▸ Required work: Quote the data exactly, first line to the line containing "var logTicks = [0.01, 1];", with no pictures.

*****

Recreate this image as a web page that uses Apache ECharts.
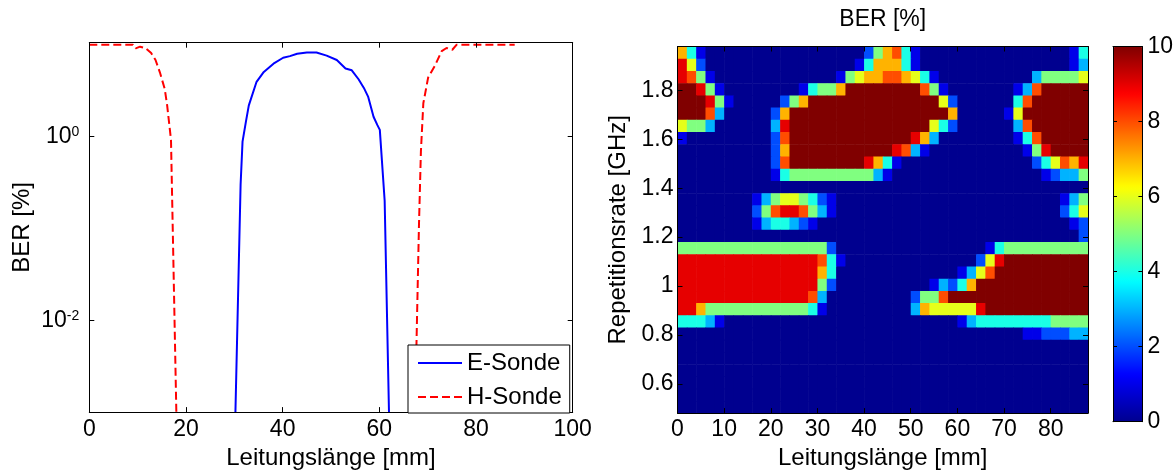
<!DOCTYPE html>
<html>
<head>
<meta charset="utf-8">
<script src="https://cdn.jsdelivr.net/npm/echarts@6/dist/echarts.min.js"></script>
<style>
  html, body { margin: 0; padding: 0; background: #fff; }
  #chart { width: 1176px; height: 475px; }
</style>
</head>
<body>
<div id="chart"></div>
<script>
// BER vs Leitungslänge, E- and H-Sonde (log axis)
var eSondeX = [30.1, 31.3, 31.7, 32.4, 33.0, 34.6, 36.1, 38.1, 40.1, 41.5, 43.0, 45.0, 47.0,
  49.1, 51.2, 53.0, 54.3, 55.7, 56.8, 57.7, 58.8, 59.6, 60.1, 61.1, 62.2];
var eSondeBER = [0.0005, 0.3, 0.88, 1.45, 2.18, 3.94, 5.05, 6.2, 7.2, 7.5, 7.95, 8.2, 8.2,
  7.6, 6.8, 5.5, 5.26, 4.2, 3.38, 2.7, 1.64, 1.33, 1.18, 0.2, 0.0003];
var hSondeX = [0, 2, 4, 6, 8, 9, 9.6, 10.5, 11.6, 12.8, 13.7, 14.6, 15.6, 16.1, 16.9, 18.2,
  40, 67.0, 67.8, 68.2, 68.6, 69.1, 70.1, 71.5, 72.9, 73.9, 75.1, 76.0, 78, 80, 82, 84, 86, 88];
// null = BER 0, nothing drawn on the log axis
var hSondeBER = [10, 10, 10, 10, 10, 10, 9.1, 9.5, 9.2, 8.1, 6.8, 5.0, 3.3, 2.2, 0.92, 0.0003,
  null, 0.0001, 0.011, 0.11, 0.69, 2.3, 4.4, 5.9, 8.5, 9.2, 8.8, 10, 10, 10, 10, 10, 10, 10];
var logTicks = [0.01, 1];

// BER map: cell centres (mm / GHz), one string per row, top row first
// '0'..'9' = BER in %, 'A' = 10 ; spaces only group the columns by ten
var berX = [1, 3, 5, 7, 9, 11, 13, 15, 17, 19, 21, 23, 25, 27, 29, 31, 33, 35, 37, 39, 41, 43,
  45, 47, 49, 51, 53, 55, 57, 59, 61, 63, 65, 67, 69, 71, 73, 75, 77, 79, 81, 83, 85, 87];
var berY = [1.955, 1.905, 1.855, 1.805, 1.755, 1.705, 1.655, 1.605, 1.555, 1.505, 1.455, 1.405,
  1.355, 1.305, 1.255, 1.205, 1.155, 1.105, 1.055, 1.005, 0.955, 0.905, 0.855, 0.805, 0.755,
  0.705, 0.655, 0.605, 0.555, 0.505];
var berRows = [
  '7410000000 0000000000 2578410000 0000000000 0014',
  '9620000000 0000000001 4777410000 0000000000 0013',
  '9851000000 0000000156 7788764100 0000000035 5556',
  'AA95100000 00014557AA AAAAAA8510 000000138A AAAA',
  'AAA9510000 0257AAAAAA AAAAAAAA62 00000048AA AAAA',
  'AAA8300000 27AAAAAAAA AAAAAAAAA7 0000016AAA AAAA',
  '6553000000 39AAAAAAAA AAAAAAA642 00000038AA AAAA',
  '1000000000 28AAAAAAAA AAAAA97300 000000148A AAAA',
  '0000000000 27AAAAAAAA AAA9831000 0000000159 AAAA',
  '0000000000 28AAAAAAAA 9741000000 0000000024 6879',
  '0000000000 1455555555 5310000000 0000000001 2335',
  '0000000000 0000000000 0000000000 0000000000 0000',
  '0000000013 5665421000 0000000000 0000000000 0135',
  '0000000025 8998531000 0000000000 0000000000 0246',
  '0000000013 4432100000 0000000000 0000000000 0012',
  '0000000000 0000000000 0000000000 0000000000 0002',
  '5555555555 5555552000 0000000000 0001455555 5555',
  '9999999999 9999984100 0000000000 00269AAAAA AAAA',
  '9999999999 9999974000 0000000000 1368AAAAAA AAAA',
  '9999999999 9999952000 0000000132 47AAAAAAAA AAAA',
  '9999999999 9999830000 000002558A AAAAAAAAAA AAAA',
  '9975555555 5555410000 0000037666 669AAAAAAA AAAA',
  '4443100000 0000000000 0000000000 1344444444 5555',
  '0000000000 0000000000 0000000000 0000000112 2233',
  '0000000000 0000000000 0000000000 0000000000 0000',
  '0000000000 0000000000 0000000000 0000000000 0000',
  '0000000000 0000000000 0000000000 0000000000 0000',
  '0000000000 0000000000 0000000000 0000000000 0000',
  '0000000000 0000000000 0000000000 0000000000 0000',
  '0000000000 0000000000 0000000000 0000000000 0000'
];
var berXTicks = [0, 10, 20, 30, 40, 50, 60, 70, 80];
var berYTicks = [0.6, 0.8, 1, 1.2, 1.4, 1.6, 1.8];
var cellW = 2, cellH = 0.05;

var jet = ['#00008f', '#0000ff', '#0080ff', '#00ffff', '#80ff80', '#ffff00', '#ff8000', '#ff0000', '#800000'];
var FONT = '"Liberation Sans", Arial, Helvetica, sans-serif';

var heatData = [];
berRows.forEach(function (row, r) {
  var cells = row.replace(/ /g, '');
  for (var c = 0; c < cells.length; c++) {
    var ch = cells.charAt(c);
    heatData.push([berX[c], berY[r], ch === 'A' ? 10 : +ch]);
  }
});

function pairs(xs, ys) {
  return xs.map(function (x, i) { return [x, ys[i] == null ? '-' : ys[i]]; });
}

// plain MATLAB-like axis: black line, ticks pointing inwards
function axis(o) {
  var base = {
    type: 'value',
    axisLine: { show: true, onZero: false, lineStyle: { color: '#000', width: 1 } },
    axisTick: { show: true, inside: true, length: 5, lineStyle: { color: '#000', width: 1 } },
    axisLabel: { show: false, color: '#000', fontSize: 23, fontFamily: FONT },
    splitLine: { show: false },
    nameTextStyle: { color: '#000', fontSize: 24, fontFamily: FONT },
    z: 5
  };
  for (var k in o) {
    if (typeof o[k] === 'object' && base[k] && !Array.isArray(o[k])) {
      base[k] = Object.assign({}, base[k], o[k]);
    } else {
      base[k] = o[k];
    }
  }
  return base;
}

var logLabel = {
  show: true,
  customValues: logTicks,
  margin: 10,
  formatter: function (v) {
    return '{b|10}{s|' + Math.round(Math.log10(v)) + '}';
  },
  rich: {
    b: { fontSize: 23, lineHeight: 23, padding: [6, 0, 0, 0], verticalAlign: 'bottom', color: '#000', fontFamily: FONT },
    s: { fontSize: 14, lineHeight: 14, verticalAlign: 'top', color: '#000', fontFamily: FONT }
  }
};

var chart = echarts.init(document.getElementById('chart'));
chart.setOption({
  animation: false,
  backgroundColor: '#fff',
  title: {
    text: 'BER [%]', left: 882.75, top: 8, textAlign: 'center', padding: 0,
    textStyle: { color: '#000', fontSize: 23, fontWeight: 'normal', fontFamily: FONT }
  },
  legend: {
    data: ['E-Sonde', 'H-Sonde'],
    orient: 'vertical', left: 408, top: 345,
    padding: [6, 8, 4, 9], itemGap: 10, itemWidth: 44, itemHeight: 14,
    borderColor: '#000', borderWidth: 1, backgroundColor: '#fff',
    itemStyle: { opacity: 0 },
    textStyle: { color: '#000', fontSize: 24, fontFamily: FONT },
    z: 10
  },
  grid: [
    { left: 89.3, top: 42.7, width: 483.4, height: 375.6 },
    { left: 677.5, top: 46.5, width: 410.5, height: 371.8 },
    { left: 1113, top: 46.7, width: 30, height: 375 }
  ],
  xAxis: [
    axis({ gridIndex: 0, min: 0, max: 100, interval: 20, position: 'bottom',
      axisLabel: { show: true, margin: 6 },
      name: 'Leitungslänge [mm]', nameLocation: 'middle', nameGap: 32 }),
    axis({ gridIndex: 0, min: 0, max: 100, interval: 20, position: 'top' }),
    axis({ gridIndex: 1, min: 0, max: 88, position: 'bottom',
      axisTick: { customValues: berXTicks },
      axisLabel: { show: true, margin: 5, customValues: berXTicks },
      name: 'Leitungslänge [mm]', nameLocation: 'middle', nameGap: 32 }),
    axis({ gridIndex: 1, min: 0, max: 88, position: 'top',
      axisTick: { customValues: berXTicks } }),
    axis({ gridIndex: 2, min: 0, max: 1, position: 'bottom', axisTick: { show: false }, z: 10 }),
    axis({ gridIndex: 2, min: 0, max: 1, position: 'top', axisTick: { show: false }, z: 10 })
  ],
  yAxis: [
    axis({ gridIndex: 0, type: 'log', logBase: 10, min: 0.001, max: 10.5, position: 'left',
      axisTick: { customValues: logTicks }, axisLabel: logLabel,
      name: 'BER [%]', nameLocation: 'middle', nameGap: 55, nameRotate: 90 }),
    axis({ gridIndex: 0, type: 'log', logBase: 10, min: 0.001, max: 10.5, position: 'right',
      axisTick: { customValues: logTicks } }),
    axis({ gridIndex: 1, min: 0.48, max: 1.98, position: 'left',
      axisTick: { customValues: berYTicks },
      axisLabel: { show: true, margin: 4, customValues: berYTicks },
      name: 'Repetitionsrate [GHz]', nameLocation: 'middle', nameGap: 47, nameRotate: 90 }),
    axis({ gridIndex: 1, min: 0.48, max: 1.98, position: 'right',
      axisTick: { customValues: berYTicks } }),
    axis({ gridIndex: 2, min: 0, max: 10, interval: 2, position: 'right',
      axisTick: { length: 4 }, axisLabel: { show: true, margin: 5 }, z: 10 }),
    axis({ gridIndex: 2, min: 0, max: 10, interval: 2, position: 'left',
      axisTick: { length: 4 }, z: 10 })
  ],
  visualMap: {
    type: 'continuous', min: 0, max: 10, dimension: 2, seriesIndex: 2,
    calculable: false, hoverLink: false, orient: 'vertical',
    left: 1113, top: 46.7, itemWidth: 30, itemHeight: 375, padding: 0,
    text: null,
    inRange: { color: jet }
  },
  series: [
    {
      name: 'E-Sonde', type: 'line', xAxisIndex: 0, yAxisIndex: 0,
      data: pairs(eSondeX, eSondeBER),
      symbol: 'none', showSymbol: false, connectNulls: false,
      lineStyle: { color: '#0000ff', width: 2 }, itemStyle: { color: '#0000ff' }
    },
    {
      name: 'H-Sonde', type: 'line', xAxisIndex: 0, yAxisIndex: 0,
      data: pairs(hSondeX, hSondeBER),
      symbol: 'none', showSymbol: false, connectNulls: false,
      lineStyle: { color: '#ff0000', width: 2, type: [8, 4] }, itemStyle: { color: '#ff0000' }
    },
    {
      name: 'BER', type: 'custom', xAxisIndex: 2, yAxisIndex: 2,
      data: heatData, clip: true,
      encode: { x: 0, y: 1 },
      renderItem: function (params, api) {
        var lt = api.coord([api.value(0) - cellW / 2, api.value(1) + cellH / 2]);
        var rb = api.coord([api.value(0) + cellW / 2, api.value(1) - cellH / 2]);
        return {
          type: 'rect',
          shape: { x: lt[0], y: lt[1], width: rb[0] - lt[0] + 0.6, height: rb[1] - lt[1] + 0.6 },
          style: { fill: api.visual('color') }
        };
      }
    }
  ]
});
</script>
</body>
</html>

*****

▸ Reply:
Recreate this image as a web page that uses Apache ECharts.
<!DOCTYPE html>
<html>
<head>
<meta charset="utf-8">
<script src="https://cdn.jsdelivr.net/npm/echarts@6/dist/echarts.min.js"></script>
<style>
  html, body { margin: 0; padding: 0; background: #fff; }
  #chart { width: 1176px; height: 475px; }
</style>
</head>
<body>
<div id="chart"></div>
<script>
// BER vs Leitungslänge, E- and H-Sonde (log axis)
var eSondeX = [30.1, 31.3, 31.7, 32.4, 33.0, 34.6, 36.1, 38.1, 40.1, 41.5, 43.0, 45.0, 47.0,
  49.1, 51.2, 53.0, 54.3, 55.7, 56.8, 57.7, 58.8, 59.6, 60.1, 61.1, 62.2];
var eSondeBER = [0.0005, 0.3, 0.88, 1.45, 2.18, 3.94, 5.05, 6.2, 7.2, 7.5, 7.95, 8.2, 8.2,
  7.6, 6.8, 5.5, 5.26, 4.2, 3.38, 2.7, 1.64, 1.33, 1.18, 0.2, 0.0003];
var hSondeX = [0, 2, 4, 6, 8, 9, 9.6, 10.5, 11.6, 12.8, 13.7, 14.6, 15.6, 16.1, 16.9, 18.2,
  40, 67.0, 67.8, 68.2, 68.6, 69.1, 70.1, 71.5, 72.9, 73.9, 75.1, 76.0, 78, 80, 82, 84, 86, 88];
// null = BER 0, nothing drawn on the log axis
var hSondeBER = [10, 10, 10, 10, 10, 10, 9.1, 9.5, 9.2, 8.1, 6.8, 5.0, 3.3, 2.2, 0.92, 0.0003,
  null, 0.0001, 0.011, 0.11, 0.69, 2.3, 4.4, 5.9, 8.5, 9.2, 8.8, 10, 10, 10, 10, 10, 10, 10];
var logTicks = [0.01, 1];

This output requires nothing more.